Speaking to approximately 2,000 fans in the parking lot of the Qualcomm Stadium in San Diego on Sunday, Sanders said “I just read somewhere that we have 70 percent of young Latinos,” to which the crowd went wild with cheers.
“This campaign is listening to our Latino brothers and sisters,” Sanders said.
And they remind us that every day there are 11 million undocumented people in this country, many of whom are living in the shadows and are living in fear. Right here in California, you have may thousands of undocumented workers who are being ruthlessly exploited on the job. They are underpaid and overworked. But they cannot stand up for their rights because they have no legal protect. And that is why I believe we need to pass comprehensive immigration reform; a path towards citizenship. Our job is to unite families, not divide families.

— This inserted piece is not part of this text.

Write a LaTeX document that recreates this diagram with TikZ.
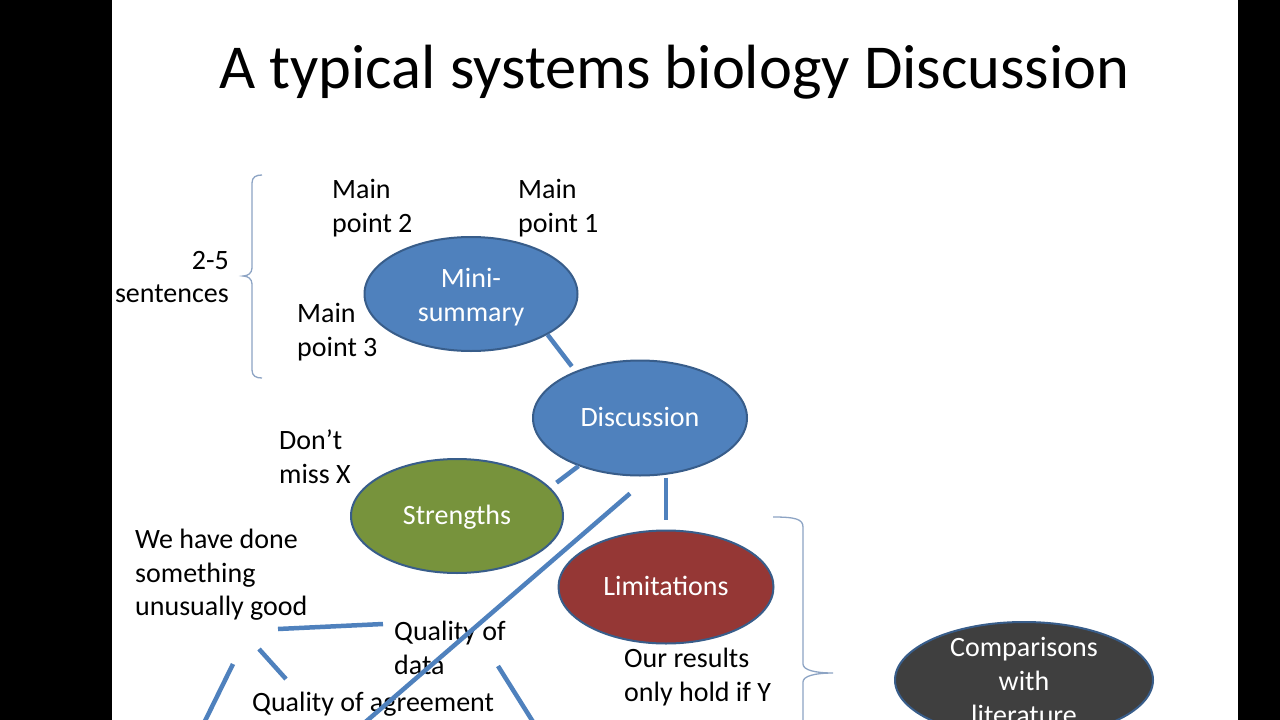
\documentclass[tikz,border=0pt]{standalone}
\usepackage{fontspec}
\setmainfont{Carlito}
\usetikzlibrary{shapes.geometric,calc}
\definecolor{accblue}{HTML}{4F81BD}
\definecolor{outl}{HTML}{385D8A}
\definecolor{accgreen}{HTML}{77933C}
\definecolor{accred}{HTML}{953735}
\definecolor{accgrey}{HTML}{3F3F3F}
\definecolor{bracecol}{HTML}{8DA4C4}
\begin{document}
\begin{tikzpicture}[x=1pt,y=-1pt,
  oval/.style={ellipse,draw=outl,line width=2pt,inner sep=0pt,text=white,
     font=\fontsize{28}{33.6}\selectfont,text height=20pt,text depth=4pt},
  eltext/.style={text=white,inner sep=0pt,font=\fontsize{28}{33.6}\selectfont,align=center},
  txt/.style={inner sep=0pt,anchor=north west,align=left,font=\fontsize{28}{33.6}\selectfont},
  conn/.style={draw=accblue,line width=4.5pt},
  bracel/.style={draw=bracecol,line width=1.3pt}]
\useasboundingbox (0,0) rectangle (1280,720);
\clip (0,0) rectangle (1280,720);
\fill[white] (0,0) rectangle (1280,720);
\fill[black] (0,0) rectangle (112,720);
\fill[black] (1238,0) rectangle (1280,720);

% title
\node[inner sep=0pt,anchor=base,font=\fontsize{62.5}{75}\selectfont] (title) at (674.5,88) {A typical systems biology Discussion};

% ellipses
\node[oval,fill=accblue,minimum width=213pt,minimum height=114pt] (mini) at (471,294) {};
\node[eltext] (minitext) at (471,297) {Mini-\\summary};
\node[oval,fill=accblue,minimum width=214pt,minimum height=115pt] (disc) at (640,418) {Discussion};
\node[oval,fill=accgreen,minimum width=212pt,minimum height=114pt] (str) at (457,516) {Strengths};
\node[oval,fill=accred,minimum width=215pt,minimum height=113pt] (lim) at (666,587) {Limitations};
\node[oval,fill=accgrey,minimum width=258pt,minimum height=116pt] (comp) at (1024,680) {};
\node[eltext] (comptext) at (1024,681) {Comparisons\\with\\literature};

% free texts
\node[txt] (mp2) at (332,179) {Main\\point 2};
\node[txt] (mp1) at (518,179) {Main\\point 1};
\node[txt,anchor=north east,align=right] (sent) at (229,251) {2-5\\sentences};
\node[txt] (mp3) at (297,303) {Main\\point 3};
\node[txt] (dont) at (279,430) {Don’t\\miss X};
\node[txt] (good) at (135,529) {We have done\\something\\unusually good};
\node[txt] (qdata) at (394,621) {Quality of\\data};
\node[txt] (qagree) at (252,691.5) {Quality of agreement};
\node[txt] (ours) at (624,648) {Our results\\only hold if Y};

% connectors between ovals
\draw[conn,shorten >=6pt] (mini.-28.6) -- (disc.144.8);
\draw[conn,shorten <=8pt] (str.17.7) -- (disc.218.3);
\draw[conn,shorten <=1pt,shorten >=10pt] (lim.north |- disc.south) -- (lim.north);
\coordinate (diagend) at (362,725);
\draw[conn] ($(disc.south)+(-10,17)$) -- (diagend);

% short free lines
\coordinate (l1a) at (278,629);
\coordinate (l1b) at (383,624);
\draw[conn] (l1a) -- (l1b);
\coordinate (l2a) at (259,649);
\coordinate (l2b) at (286,679);
\draw[conn] (l2a) -- (l2b);
\coordinate (l3a) at (233,664);
\coordinate (l3b) at (203,725);
\draw[conn] (l3a) -- (l3b);
\coordinate (l4a) at (498,666);
\coordinate (l4b) at (535,725);
\draw[conn] (l4a) -- (l4b);

% braces
\draw[bracel] (262,175) .. controls (256,175) and (252,177) .. (252,183) -- (252,268)
   .. controls (252,273) and (248,276) .. (243,276)
   .. controls (248,276) and (252,279) .. (252,284) -- (252,370)
   .. controls (252,376) and (256,378) .. (262,378);
\draw[bracel] (773,517) .. controls (795,517) and (803,519) .. (803,527) -- (803,664)
   .. controls (803,670) and (815,673) .. (833,673)
   .. controls (815,673) and (803,676) .. (803,682) -- (803,820);
\end{tikzpicture}
\end{document}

He promised to use the executive power of the presidency to enact amnesty if Congress does not do so. Sanders had delivered a similar message on Saturday when he held a town hall meeting on immigration reform at the Casa del Mexicano in East Los Angeles.
Rep. Tulsi Gabbard (D-HI) and Princeton professor Cornel West introduced Sanders. Gabbard, a war veteran herself, criticized Hillary Clinton for being hawkish compared with Sanders, who has expressly stated his preference to use diplomacy over war.
West recently compared Clinton to Milli Vanilli, a pop duo group in the 1990s that was disgraced after it was discovered that they used lip-synching in their Grammy award-winning album.
“If the election were held at this moment and only those who are under 45 could vote, my dear brother Bernie would win in a landslide,” West said. “It’s the future to believe in.”
He said that in spite of “all the things said about the Bernie Sanders campaign, we are still a love train. And yes, this is what love looks like in public. This is not a Machiavellian game of bourgeois politics. This is a moral and spiritual cause that has to do with poor people, working people, children … that’s what makes this particular moment unprecedented.”
Sanders pointed out “a number of serious differences with Secretary Clinton,” including her refusal to ban fracking and the fact that “we are the only presidential campaign not to have a super PAC.”
He said it’s “not a democracy” when billionaire Sheldon Adelson is pouring money into Donald Trump’s presidential campaign. He suggested that was instead a sign of “oligarchy.”
“Let me give you some comforting news: Donald Trump is not going to become president of the United States.” Sanders said, calling Trump “bigoted” and adding that “if the Democratic leadership wants a campaign that will not only regain the White House, but regain the Senate,” his campaign is the one to achieve this.
Oligarchy, Sanders explained, “is the concept of small number of people controlling the economy and political light of the nation. Guess what? That s exactly what’s happening in America today and we are not going to accept that.”